-- TASK REQUIREMENTS --
Starting at the first line of the data, print each line verbatim up to and including the line bearing "import numpy as np", omitting pictures.

——————

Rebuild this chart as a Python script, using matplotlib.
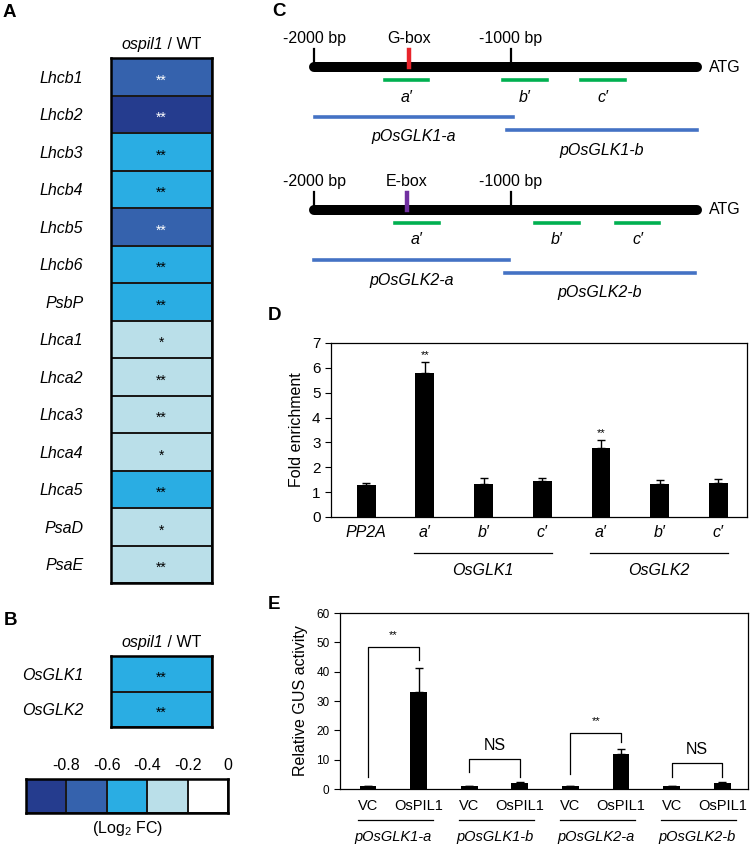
import matplotlib
matplotlib.use("Agg")
import matplotlib.pyplot as plt
from matplotlib.colors import ListedColormap, BoundaryNorm
from matplotlib.offsetbox import TextArea, HPacker, AnchoredOffsetbox
import numpy as np

plt.rcParams['font.family'] = ['Liberation Sans', 'DejaVu Sans']
plt.rcParams['mathtext.fontset'] = 'custom'
plt.rcParams['mathtext.rm'] = 'Liberation Sans'
plt.rcParams['mathtext.it'] = 'Liberation Sans:italic'

# A / B: log2 fold change ospil1 vs WT
genes_a = ['Lhcb1', 'Lhcb2', 'Lhcb3', 'Lhcb4', 'Lhcb5', 'Lhcb6', 'PsbP',
           'Lhca1', 'Lhca2', 'Lhca3', 'Lhca4', 'Lhca5', 'PsaD', 'PsaE']
fc_a = [-0.7, -0.88, -0.5, -0.5, -0.7, -0.5, -0.45,
        -0.3, -0.35, -0.3, -0.25, -0.45, -0.25, -0.3]
sig_a = ['**', '**', '**', '**', '**', '**', '**',
         '*', '**', '**', '*', '**', '*', '**']
genes_b = ['OsGLK1', 'OsGLK2']
fc_b = [-0.5, -0.45]
sig_b = ['**', '**']
fc_bounds = [-1.0, -0.8, -0.6, -0.4, -0.2, 0.0]
fc_colors = ['#253c8e', '#3562ad', '#2aade3', '#badfe9', '#ffffff']

# C: promoter schematics (bp relative to ATG)
promoter_start = -2000
promoter_end = -55
box_names = ['G-box', 'E-box']
box_pos = [-1518, -1528]
box_colors = ['#e8242b', '#7030a0']
amplicons = [[(-1640, -1421), (-1041, -817), (-645, -421)],
             [(-1589, -1365), (-878, -655), (-467, -249)]]
amplicon_names = ["a\u2032", "b\u2032", "c\u2032"]
fragments = [[(-1995, -990), (-1020, -56)], [(-2000, -1010), (-1030, -66)]]
fragment_names = [['pOsGLK1-a', 'pOsGLK1-b'], ['pOsGLK2-a', 'pOsGLK2-b']]

# D: ChIP-qPCR
chip_labels = ['PP2A', "a\u2032", "b\u2032", "c\u2032", "a\u2032", "b\u2032", "c\u2032"]
chip_mean = [1.27, 5.8, 1.33, 1.45, 2.78, 1.33, 1.37]
chip_err = [0.1, 0.45, 0.22, 0.12, 0.3, 0.15, 0.17]
chip_sig = ['', '**', '', '', '**', '', '']
chip_groups = ['OsGLK1', 'OsGLK2']

# E: GUS activity
gus_labels = ['VC', 'OsPIL1'] * 4
gus_mean = [1.0, 33.2, 1.0, 2.1, 1.0, 11.8, 1.0, 2.0]
gus_err = [0.1, 7.9, 0.1, 0.4, 0.1, 1.9, 0.1, 0.4]
gus_groups = ['pOsGLK1-a', 'pOsGLK1-b', 'pOsGLK2-a', 'pOsGLK2-b']
bracket_top = [48.4, 10.3, 19.0, 8.9]
bracket_left = [4.0, 5.8, 5.0, 4.0]
bracket_right = [44.0, 4.0, 16.0, 4.0]
bracket_text = ['**', 'NS', '**', 'NS']

W, H = 750, 848
fig = plt.figure(figsize=(W / 100, H / 100), dpi=100)


def add_ax(x0, y0, x1, y1):
    return fig.add_axes([x0 / W, 1 - y1 / H, (x1 - x0) / W, (y1 - y0) / H])


def panel(label, x, y):
    fig.text(x / W, 1 - y / H, label, fontsize=13.5, fontweight='bold',
             ha='left', va='top')


cmap = ListedColormap(fc_colors)
norm = BoundaryNorm(fc_bounds, cmap.N)
FS = 11.5


def heat(ax, genes, fc, sig):
    n = len(genes)
    ax.pcolormesh(np.array(fc).reshape(-1, 1), cmap=cmap, norm=norm,
                  edgecolors='#1a1a1a', linewidth=1.2)
    ax.set_xlim(0, 1)
    ax.set_ylim(n, 0)
    ax.set_xticks([])
    ax.set_yticks(np.arange(n) + 0.5, genes, style='italic', fontsize=FS)
    ax.tick_params(axis='y', length=0, pad=20)
    for s in ax.spines.values():
        s.set_linewidth(1.8)
    for i, (v, s) in enumerate(zip(fc, sig)):
        ax.text(0.5, i + 0.6, s, ha='center', va='center', fontsize=10,
                color='white' if v < -0.6 else 'black')
    # title with italic genotype
    title = HPacker(children=[TextArea('ospil1', textprops=dict(style='italic', fontsize=FS)),
                              TextArea(' / WT', textprops=dict(fontsize=FS))],
                    align='baseline', pad=0, sep=0)
    box = AnchoredOffsetbox(loc='lower center', child=title, pad=0, frameon=False,
                            bbox_to_anchor=(0.5, 1.0), bbox_transform=ax.transAxes,
                            borderpad=0.45)
    ax.add_artist(box)


# panel A
ax_a = add_ax(111, 58, 212, 583)
heat(ax_a, genes_a, fc_a, sig_a)
panel('A', 3, 4)

# panel B
ax_b = add_ax(111, 656, 212, 727)
heat(ax_b, genes_b, fc_b, sig_b)
panel('B', 4, 612)

# colour key
ax_k = add_ax(26, 779, 228, 813)
mids = [(fc_bounds[i] + fc_bounds[i + 1]) / 2 for i in range(len(fc_colors))]
ax_k.pcolormesh(np.array(mids).reshape(1, -1), cmap=cmap, norm=norm,
                edgecolors='#1a1a1a', linewidth=1.2)
ax_k.set_xlim(0, len(mids))
ax_k.set_ylim(0, 1)
ax_k.set_yticks([])
ax_k.xaxis.tick_top()
ax_k.set_xticks(np.arange(1, len(mids) + 1),
                ['%g' % b for b in fc_bounds[1:]], fontsize=FS)
ax_k.tick_params(axis='x', length=0, pad=4)
ax_k.set_xlabel(r'(Log$_2$ FC)', fontsize=FS, labelpad=4)
for s in ax_k.spines.values():
    s.set_linewidth(1.8)

# panel C
ax_c = add_ax(250, 0, 750, 310)
ax_c.set_xlim(-2325, 213)
ax_c.set_ylim(310, 0)
ax_c.axis('off')
panel('C', 272, 3)
rows = [67, 210]
for r, y in enumerate(rows):
    ax_c.plot([promoter_start, promoter_end], [y, y], color='black', lw=7.2,
              solid_capstyle='round')
    for xb, lab in [(-2000, '-2000 bp'), (-1000, '-1000 bp')]:
        ax_c.plot([xb, xb], [y - 18, y], color='black', lw=1.6)
        ax_c.text(xb, y - 21, lab, ha='center', va='bottom', fontsize=FS)
    ax_c.plot([box_pos[r], box_pos[r]], [y - 17, y], color=box_colors[r], lw=3.2)
    ax_c.text(box_pos[r], y - 21, box_names[r], ha='center', va='bottom', fontsize=FS)
    ax_c.text(promoter_end + 60, y, 'ATG', ha='left', va='center', fontsize=FS)
    for (s, e), nm in zip(amplicons[r], amplicon_names):
        ax_c.plot([s, e], [y + 13, y + 13], color='#00b050', lw=2.6)
        ax_c.text((s + e) / 2, y + 30, nm, ha='center', va='center',
                  fontsize=FS, style='italic')
    for k, ((s, e), nm) in enumerate(zip(fragments[r], fragment_names[r])):
        yy = y + 50 + 13 * k
        ax_c.plot([s, e], [yy, yy], color='#4472c4', lw=2.6)
        ax_c.text((s + e) / 2, yy + 20, nm, ha='center', va='center',
                  fontsize=FS, style='italic')

# panel D
ax_d = add_ax(331, 343, 747, 517)
panel('D', 268, 307)
xd = np.arange(len(chip_mean))
ax_d.bar(xd, chip_mean, width=0.32, color='black')
ax_d.errorbar(xd, chip_mean, yerr=[np.zeros(len(chip_err)), chip_err],
              fmt='none', ecolor='black', elinewidth=1, capsize=3)
for i, s in enumerate(chip_sig):
    if s:
        ax_d.text(i, chip_mean[i] + chip_err[i] + 0.08, s, ha='center',
                  va='bottom', fontsize=8)
ax_d.set_xlim(-0.6, 6.49)
ax_d.set_ylim(0, 7)
ax_d.set_yticks(range(8))
ax_d.tick_params(axis='y', direction='out', length=4, labelsize=11)
ax_d.set_xticks(xd, chip_labels, style='italic', fontsize=FS)
ax_d.tick_params(axis='x', length=0, pad=6)
ax_d.set_ylabel('Fold enrichment', fontsize=FS, labelpad=6)
for s in ax_d.spines.values():
    s.set_linewidth(0.9)
for g, name in enumerate(chip_groups):
    a, b = 1 + 3 * g - 0.18, 3 + 3 * g + 0.17
    ax_d.plot([a, b], [-0.207, -0.207], color='black', lw=0.9,
              transform=ax_d.get_xaxis_transform(), clip_on=False)
    ax_d.text((a + b) / 2, -0.31, name, ha='center', va='center', style='italic',
              fontsize=FS, transform=ax_d.get_xaxis_transform())

# panel E
ax_e = add_ax(340, 613, 748, 789)
panel('E', 268, 596)
xe = np.arange(len(gus_mean))
ax_e.bar(xe, gus_mean, width=0.33, color='black')
ax_e.errorbar(xe, gus_mean, yerr=[np.zeros(len(gus_err)), gus_err],
              fmt='none', ecolor='black', elinewidth=1, capsize=3)
for g in range(len(gus_groups)):
    l, r = 2 * g, 2 * g + 1
    ax_e.plot([l, l, r, r], [bracket_left[g], bracket_top[g], bracket_top[g],
                             bracket_right[g]], color='black', lw=0.9)
    if bracket_text[g] == '**':
        ax_e.text(l + 0.5, bracket_top[g] + 2.5, '**', ha='center',
                  va='bottom', fontsize=8)
    else:
        ax_e.text(l + 0.5, bracket_top[g] + 2.0, 'NS', ha='center',
                  va='bottom', fontsize=FS)
ax_e.set_xlim(-0.553, 7.51)
ax_e.set_ylim(0, 60)
ax_e.set_yticks(range(0, 61, 10))
ax_e.tick_params(axis='y', direction='out', length=4, labelsize=8.5)
ax_e.set_xticks(xe, gus_labels, fontsize=10.5)
ax_e.tick_params(axis='x', length=0, pad=7)
ax_e.set_ylabel('Relative GUS activity', fontsize=FS, labelpad=6)
for s in ax_e.spines.values():
    s.set_linewidth(0.9)
for g, name in enumerate(gus_groups):
    a, b = 2 * g - 0.2, 2 * g + 1.28
    ax_e.plot([a, b], [-0.176, -0.176], color='black', lw=0.9,
              transform=ax_e.get_xaxis_transform(), clip_on=False)
    ax_e.text(2 * g + 0.5, -0.275, name, ha='center', va='center', style='italic',
              fontsize=10.5, transform=ax_e.get_xaxis_transform())

fig.savefig('out.png', dpi=100)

——————

-- RESPONSE --
Rebuild this chart as a Python script, using matplotlib.
import matplotlib
matplotlib.use("Agg")
import matplotlib.pyplot as plt
from matplotlib.colors import ListedColormap, BoundaryNorm
from matplotlib.offsetbox import TextArea, HPacker, AnchoredOffsetbox
import numpy as np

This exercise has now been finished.